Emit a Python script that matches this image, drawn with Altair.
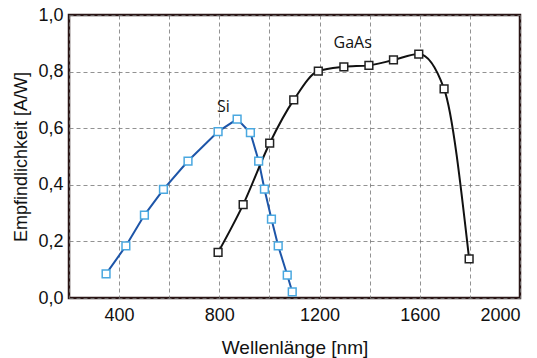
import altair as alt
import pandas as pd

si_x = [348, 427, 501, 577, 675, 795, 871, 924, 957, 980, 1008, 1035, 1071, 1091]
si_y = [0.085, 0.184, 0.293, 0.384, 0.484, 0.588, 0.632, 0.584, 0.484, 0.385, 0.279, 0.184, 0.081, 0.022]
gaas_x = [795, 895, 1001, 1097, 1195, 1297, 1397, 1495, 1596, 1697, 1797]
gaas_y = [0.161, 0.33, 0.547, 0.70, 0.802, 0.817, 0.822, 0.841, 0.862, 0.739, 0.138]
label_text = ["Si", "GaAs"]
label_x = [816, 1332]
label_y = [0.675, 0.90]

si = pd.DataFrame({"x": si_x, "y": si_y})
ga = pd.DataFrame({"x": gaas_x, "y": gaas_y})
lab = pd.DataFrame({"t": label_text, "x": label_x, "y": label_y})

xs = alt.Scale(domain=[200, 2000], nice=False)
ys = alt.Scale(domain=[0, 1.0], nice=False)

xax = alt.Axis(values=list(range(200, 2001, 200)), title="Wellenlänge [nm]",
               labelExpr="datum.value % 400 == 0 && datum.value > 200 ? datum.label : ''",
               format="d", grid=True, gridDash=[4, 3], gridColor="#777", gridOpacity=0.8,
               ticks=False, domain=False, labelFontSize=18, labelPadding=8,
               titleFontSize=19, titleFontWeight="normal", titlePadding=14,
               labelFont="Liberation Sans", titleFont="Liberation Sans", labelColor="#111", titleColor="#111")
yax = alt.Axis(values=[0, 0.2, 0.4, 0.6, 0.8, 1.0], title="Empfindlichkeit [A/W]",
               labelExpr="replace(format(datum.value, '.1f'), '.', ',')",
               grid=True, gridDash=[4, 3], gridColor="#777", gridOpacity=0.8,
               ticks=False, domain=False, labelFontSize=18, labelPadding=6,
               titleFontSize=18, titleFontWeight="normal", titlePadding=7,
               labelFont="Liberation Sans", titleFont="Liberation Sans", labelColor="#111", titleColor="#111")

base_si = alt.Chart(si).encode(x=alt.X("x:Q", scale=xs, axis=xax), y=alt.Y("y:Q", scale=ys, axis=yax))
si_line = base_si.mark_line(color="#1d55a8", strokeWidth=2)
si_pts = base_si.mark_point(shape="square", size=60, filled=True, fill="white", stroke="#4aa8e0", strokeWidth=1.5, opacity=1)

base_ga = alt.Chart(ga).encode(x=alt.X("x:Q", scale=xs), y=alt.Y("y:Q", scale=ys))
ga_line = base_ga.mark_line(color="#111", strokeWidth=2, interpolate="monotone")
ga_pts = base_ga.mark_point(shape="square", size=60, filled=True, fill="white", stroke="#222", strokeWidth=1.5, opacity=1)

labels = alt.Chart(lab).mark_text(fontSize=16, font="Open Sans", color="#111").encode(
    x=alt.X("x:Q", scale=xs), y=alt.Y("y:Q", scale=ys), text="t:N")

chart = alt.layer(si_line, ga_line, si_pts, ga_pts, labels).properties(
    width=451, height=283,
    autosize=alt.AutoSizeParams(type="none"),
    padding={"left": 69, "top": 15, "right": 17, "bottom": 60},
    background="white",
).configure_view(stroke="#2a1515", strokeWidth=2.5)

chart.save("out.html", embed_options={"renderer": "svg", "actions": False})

—————

• _Stated problem_: Give again, exactly, the lines from the start of the data through the one holding "import pandas as pd"; omit the pictures.

• _Full answer_:
Emit a Python script that matches this image, drawn with Altair.
import altair as alt
import pandas as pd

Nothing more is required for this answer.